After the tragic sinking of the Costa Concordia ship, investors are naturally wary about Carnival Cruise Line (CCL). The company has been downgraded from a "strong buy" to just a "buy" and all 14 of the revisions to EPS came down for a net change of -10.4%. I find that the financial impact of the disaster will be felt more in terms of lost future business due to the brand being weakened than in terms of litigation and ship costs. Based on my multiples analysis and DCF model, I further find it to be discounted reasonably below intrinsic value but still not a screaming "buy". The same goes for Royal Caribbean (RCL). Marriott (MAR), on the other hand, is the safest due to it operating in more of a stable industry.

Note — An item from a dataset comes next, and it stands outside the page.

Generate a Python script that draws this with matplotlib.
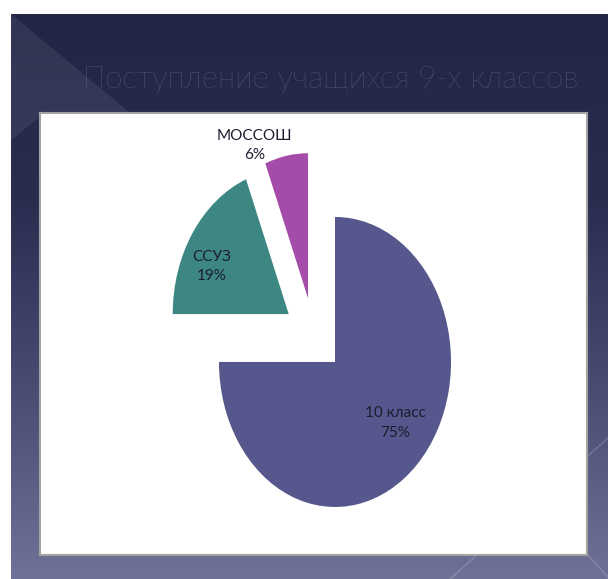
import numpy as np
import matplotlib
matplotlib.use('Agg')
import matplotlib.pyplot as plt
from matplotlib.patches import Polygon

# Данные диаграммы
categories = ['10 класс', 'ССУЗ', 'МОССОШ']
shares = [75, 19, 6]  # %
title = 'Поступление учащихся 9-х классов'

slice_colors = ['#56578c', '#3d8783', '#a54ba9']
fonts = ['Lato', 'DejaVu Sans']

W, H = 608, 579
fig = plt.figure(figsize=(W / 100, H / 100), dpi=100, facecolor='white')

# Фон слайда (вертикальный градиент)
bg = fig.add_axes([11 / W, 0, (W - 11) / W, (H - 14) / H])
bg.set_xlim(11, W)
bg.set_ylim(H, 14)
bg.axis('off')
grad = np.linspace(0, 1, 256).reshape(-1, 1)
cmap = matplotlib.colors.LinearSegmentedColormap.from_list(
    'slide', ['#232546', '#2a2d50', '#4a4c72', '#707197'])
bg.imshow(grad, cmap=cmap, aspect='auto', extent=(11, W, H, 14))
# декоративный треугольник и линии
bg.add_patch(Polygon([(11, 14), (135, 117), (40, 117), (11, 140)], closed=True,
                     facecolor='white', alpha=0.07, edgecolor='none'))
bg.plot([450, 608], [579, 438], color='white', alpha=0.18, lw=1)
bg.plot([500, 608], [460, 577], color='white', alpha=0.18, lw=1)

fig.text(331 / W, 1 - 80 / H, title, ha='center', va='center',
         fontsize=22.5, color='#63668f', family=fonts, fontweight='light')

# Белая панель с круговой диаграммой
ax = fig.add_axes([40 / W, (H - 555) / H, (587 - 40) / W, (555 - 113) / H])
wedges, _ = ax.pie(shares, colors=slice_colors, startangle=90,
                   counterclock=False, explode=[0.26, 0.26, 0.26],
                   wedgeprops=dict(linewidth=0))
ax.set_aspect('auto')
ax.set_xlim(-2.359, 2.356)
ax.set_ylim(-1.515, 1.533)
ax.set_frame_on(True)
ax.set_facecolor('white')
for s in ax.spines.values():
    s.set_color('#a3a3a3')
    s.set_linewidth(1.5)
ax.set_xticks([])
ax.set_yticks([])

# Подписи долей
label_dist = [0.67, 0.74, 1.15]
label_shift = [6, 8, 13]
for w, name, val, d, sh in zip(wedges, categories, shares, label_dist, label_shift):
    ang = np.deg2rad((w.theta1 + w.theta2) / 2 + sh)
    cx, cy = w.center
    ax.text(cx + d * np.cos(ang), cy + d * np.sin(ang), f'{name}\n{val}%',
            ha='center', va='center', fontsize=11, color='#1c1c2e',
            family=fonts, linespacing=1.5)

fig.savefig('out.png', dpi=100, facecolor='white')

From a multiples perspective, Royal Caribbean is the cheapest of the two. It trades at a respective 10x and 8.9x past and forward earnings while Carnival trades at a respective 13.2x and 10.3x past earnings. With that said, the latter comes with less volatility and a dividend yield that is 170 bps higher at 3.1%. Furthermore, Carnival has greater room to grow margins despite ticket pricing holding up better by its competitor.
At the recent third quarter earnings call, Carnival's CFO, David Bernstein, noted decent performance:
Our earnings per share for the fourth quarter was $0.28. The fourth quarter came in right at the midpoint of our September guidance.
Now let's take a look at the fourth quarter operating results versus the prior year. Our capacity increased 6%, with 2/3 of the increase coming from our Europe, Australia and Asian brands, or as we call them, our EAA brands. Our EAA brands grew 10%, while our North American brands grew 3%.
Our net ticket -- our net revenue yields increased 1.4% in the fourth quarter, with similar increases in both net ticket and net onboard and other revenue yields. With respect to net ticket revenue yields, our North American brands were up almost 8% despite the negative impact from MENA on European itineraries. The improvement was driven by higher yields in the Caribbean, Alaska, Canada, New England and transatlantic itineraries.
While the third quarter results were in line with consensus, the 2012 guidance was disappointing. Management guided for 2012 EPS between $2.55 and $2.85, but also noted that it anticipates ticket pricing to improve. It is estimated that the Costa Concordia sinking will dilute EPS by $0.11 to $0.12 - less than what the market acknowledges. The loss of the ship itself has nominal financial impact, since it has been insured. And, furthermore, litigation might not be so damaging when you consider the Louis Cruise Lines sinking. Going forward, the company plans to receive 2 to 3 ships per year, which is a drop off from the historical average of 5 over the last 10 years. Analysts are anticipating capital allocation will be aggressive at $5B over the next five years.
Consensus estimates for Carnival's EPS forecast that it will grow by 0.4% to $2.43 in 2012 and then by 16.5% and 5.3% more in the following two years. Assuming a multiple of 14.5x and a conservative 2012 EPS of $2.78, the rough intrinsic value of the stock is $40.31, implying 26.3% upside. Modeling a CAGR of 7.2% for EPS over the next three years and then discounting backwards at a WACC of 9% yields an even higher figure of $38.16.
Royal Caribbean, however, is more attractive and a safer pick, despite the lower dividend yield and higher beta. Outlook has improved and ticket prices have held up well despite a challenging macro environment. With the fourth quarter earnings call scheduled for January 26, investors can expect to see greater volatility going towards that date. As 4Q is seasonally weak and more or less meaningless for the firm, investors will be focused on 2012 guidance. If Carnival is any indication, guidance will be disappointing. I anticipate that investors will receive the guidance better than how they did for Carnival's. This is so because Royal Caribbean has outperformed over the last few months with strong close-in bookings. In addition, the company has experienced greater strength in North America than Carnival has due to more favorable pricing trends.